The CNN article reports that President Bush is preparing to veto the Iraq withdrawal bill that was passed by the Senate. The bill sets a deadline for withdrawal of U. S. troops from Iraq by April 2008. The article states that the 51 Senate votes that passed the bill fall well below the 67 votes that are required to override a veto, which President Bush says he will quickly deliver with certainty.
The article quotes Senate Majority Leader, Democrat Harry Reid, as saying that the bill calls for continued funding of the war, but merely acknowledges that the war needs a political solution, rather than a military solution. The article also provides a counterargument from Mitch McConnell, the Minority Leader. McConnell’s argument is that U. S. commanders are claiming progress in pacifying Baghdad, and forcing the withdrawal of U. S. troops would ultimately hand the victory over to al-Qaeda. McConnell further states that without a military victory, there can be no political solution.
Independent Senator Lieberman condemned the bill, calling it a guarantee of failure in the war in Iraq as well as a loss of our hope for future security in the Middle East. Senator Kennedy argued that the bill would encourage the Iraquis to take responsibility for their future by indicating that the US will not police Iraq indefinitely. Finally, the article closes with a statement by General Petraeus stating that there is incremental improvement in the war and the US may experience more casualties before things begin to get better.

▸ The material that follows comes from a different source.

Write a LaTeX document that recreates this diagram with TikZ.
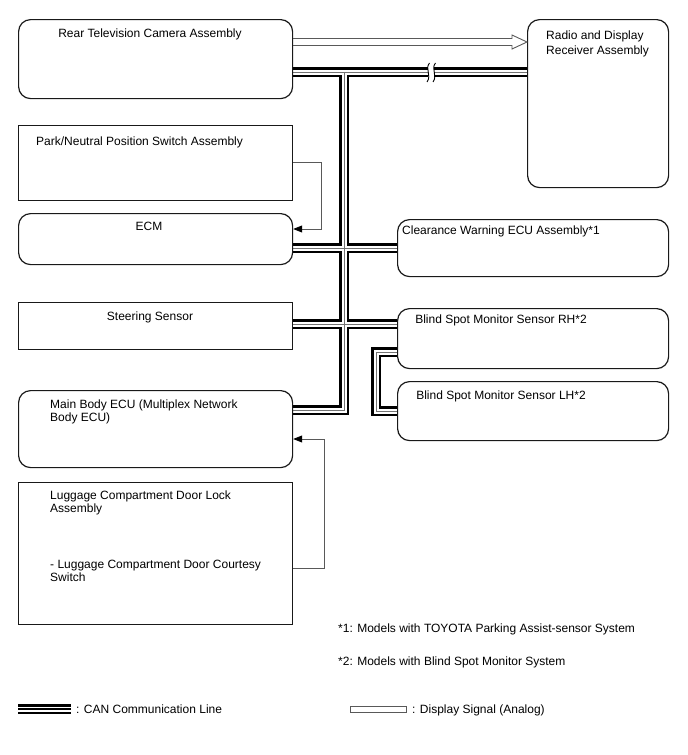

Senator Feingold stated that Petraeus would have funding as long as Congress feels there is a need for a mission, and that there doesn’t seem to be a need for a mission beyond April 2008. The BBC article reports that the Senate has decided to support U. S. troop withdrawal from Iraq in defiance of the veto threat. The article describes the Senate vote as one of the boldest challenge yet to the Bush Administration’s handling of the war.
According to the BBC, the bill approves $122 million in funds and orders President Bush to withdraw troops from Iraq within 120 days of passage of the bill. The bill sets a goal of complete removal of troops by the end of March 2008, but does not explicitly demand removal. The article notes that the votes in the House and the Senate indicate that Congress will not be able to override the veto. However, the article goes on to say that the fact that both houses were able to agree on a deadline constitutes the greatest challenge to Congress has mounted to Bush’s war policy.
Last, the article states that the Republicans lost control of both houses in the December 2006 election, and that Congress immediately wrote a letter of blame to President Bush. The letter stated that while Congress was ready to work with Bush, he remains unwilling to work with Congress to come to a solution for the war. While both media sources describe the Senate’s passage of the troop withdrawal bill, the CNN article seems to describe the event from the viewpoint that the bill will face certain defeat by President Bush.
The CNN article quotes Democratic Senators as their reasons for passing the bill; however, unlike the BBC article, the CNN article also quotes Republican views on why the bill would be a detriment to policy regarding the war in Iraq. The BBC article focuses on the bill’s passage as an act of defiance, and the article seems to imply that in general, the members in Congress are of the same opinion, and it does not focus on the views of the majority of Republicans in Congress.
The BBC article also seems to give the Democrats a somewhat dominant portrayal in its description of how the Democrats took control in December. The article makes it seem as if the Republican members are greatly outnumbered, when the difference between the numbers of members from each party is only slight. Overall, the CNN article seems to be written from a slightly anti-withdrawal, and perhaps a pro Bush administration perspective, while the BBC article appears to be written from a pro-withdrawal, anti Bush point of view.